BY BOBBY HALTON
I was driving home a few days ago with a good friend and fellow firefighter when we passed a firehouse with the apparatus bay door busted out—from the inside. We looked at each other, sighed, and said nothing; those who live in glass houses shouldn’t throw stones. If you have been working on the job for less than a month or two and you have not seen it yet or had it happen, hang on—it will. It is what most of us would call a “stupid” mistake, a dumb move, the kind of mistake we should be able to catch, prevent, and avoid. These types of mistakes are costly in terms of money and inconvenience but also in terms of precious time; sometimes, they can cost lives.
It usually goes down this way: We leave a compartment door open while we are cleaning or checking our tools; then, in our haste and excitement when we get a run, we forget to close it, and if we don’t tear it off when we leave the bay, we toss a $5,000 hydraulic tool down the street. Either situation is hard to explain to the chief and can prevent us from doing what we are needed to do.
I think we can fix this. I have had an idea for a few years, but it has not been widely accepted, maybe because it is too simple. I had almost given up, but maybe its time has come. I recently read where there is growing use of the solution in almost every other highly complex industry, so maybe now is our time also.
The answer was found in the early 1930s, during the first days of aviation. Some really smart Army pilots discovered that often when trying to fly, especially new aircraft, they would forget or overlook simple things like putting the flaps up or lowering the landing gear. Mistakes in airplanes can result in very bad things happening to the people inside those planes. So the early flyboys figured out how to minimize simple or routine mistakes. It seems so obvious that we should have been doing it years ago, but we can’t know everything. I didn’t know this solution existed until a few years ago when my son decided to become a naval aviator.
The short story is, the fire service has long struggled with simple, routine mistakes like not wearing seat belts, which is bad if the rig stops unexpectedly, and like driving through apparatus bay doors because the dispatcher said the words, “multiple reports of a working structure fire.” My personal all-time best was driving four blocks in the wrong direction because I thought my driver knew where he was going and he thought I did.

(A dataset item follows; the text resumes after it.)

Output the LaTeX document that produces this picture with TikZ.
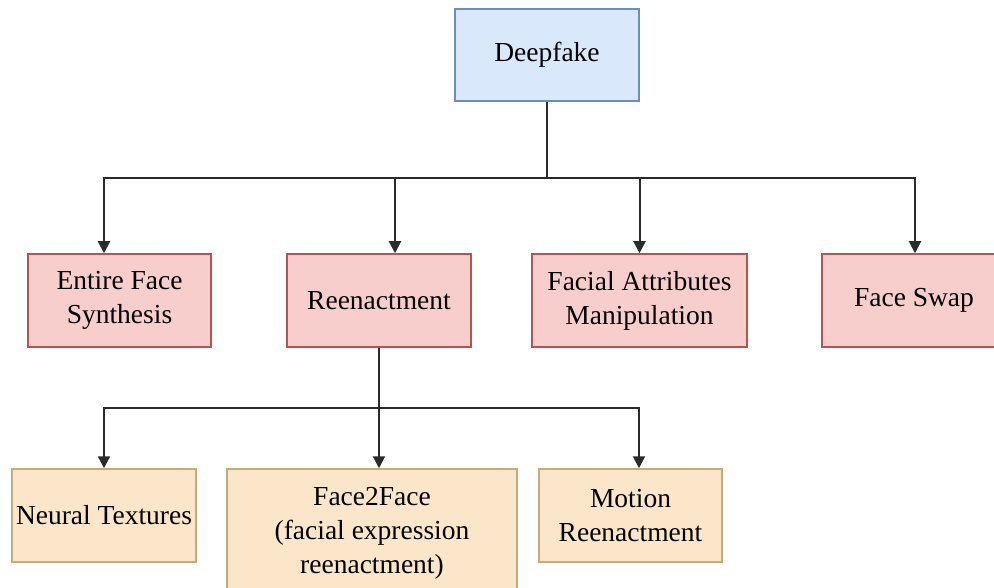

So about four years ago, my son gave me some sage advice, and I realized that my children are all smarter than I and probably have been from birth. I was in Texas visiting with my flyboy son and his fellow Navy aviators in training, and I was lamenting that the fire service was struggling with these unfortunately common problems—problems surrounding driving and responding to emergencies while seconds mattered and emotions were high. I told the young warriors that I thought we would always have this problem because, well, what we do is high-risk, dangerous stuff.
As I looked over my beer at five blank stares, the young man sitting next to my son said, “Sir, we are Navy combat pilots. We do dangerous stuff, and we might have a solution to your problem. When we launch an aircraft, there are two rules we never break: The first one, given to us by Admiral Rickover, is, Do it the same way every time, no shortcuts, no exceptions. Second, do all your checklists before launching. So if you want to stop the normal predictable, stupid accidents you are describing, make checklists and develop a launch sequence.”
Now I was being lectured by a 20-something who had never crawled down a hot, smoky hallway, and I was not about to take it on the chin from this pretty boy “aviator,” so I chimed in, “But you don’t get it: In my line of work, firefighting, seconds matter, and lives hang in the balance.” More blank stares. “Sir,” he said, “we are rescue helicopter and combat pilots.” Unimpressed, I continued, “What if one of you went down and you were hurt or in the water?” He replied, “Sir, the good admiral taught us to do it the same way every time, always do your checklists, and no one gets hurt. Break either rule, and bad things happen.”
He said, “Sir, here is the deal: You don’t write long ‘everything’ lists—just the deadly or mission-ending ones. Say you wanted to launch a fire truck. Here is a possible checklist that should be written, a DO-CONFIRM list:
1 Officer: All emergency equipment (lights, siren, brakes) working? Driver confirms.
2 Driver: Address verified and route selected? Officer confirms.
3 Officer: All compartment doors closed and station door open? Driver confirms.
4 Driver: Everyone seat belted and all cabin tools secure? All confirm.”
He finished, “Now you can launch your fire truck.”
I was convinced, but I did say we can’t use the word “launch” with fire trucks. So now I am wondering, where else can we use checklists to make the things that are truly predictable safer and reduce the “stupid” mistakes that can inhibit our ability to do what we are needed to do (and hopefully someday stop having to pay for fire station apparatus bay doors over and over and over again)?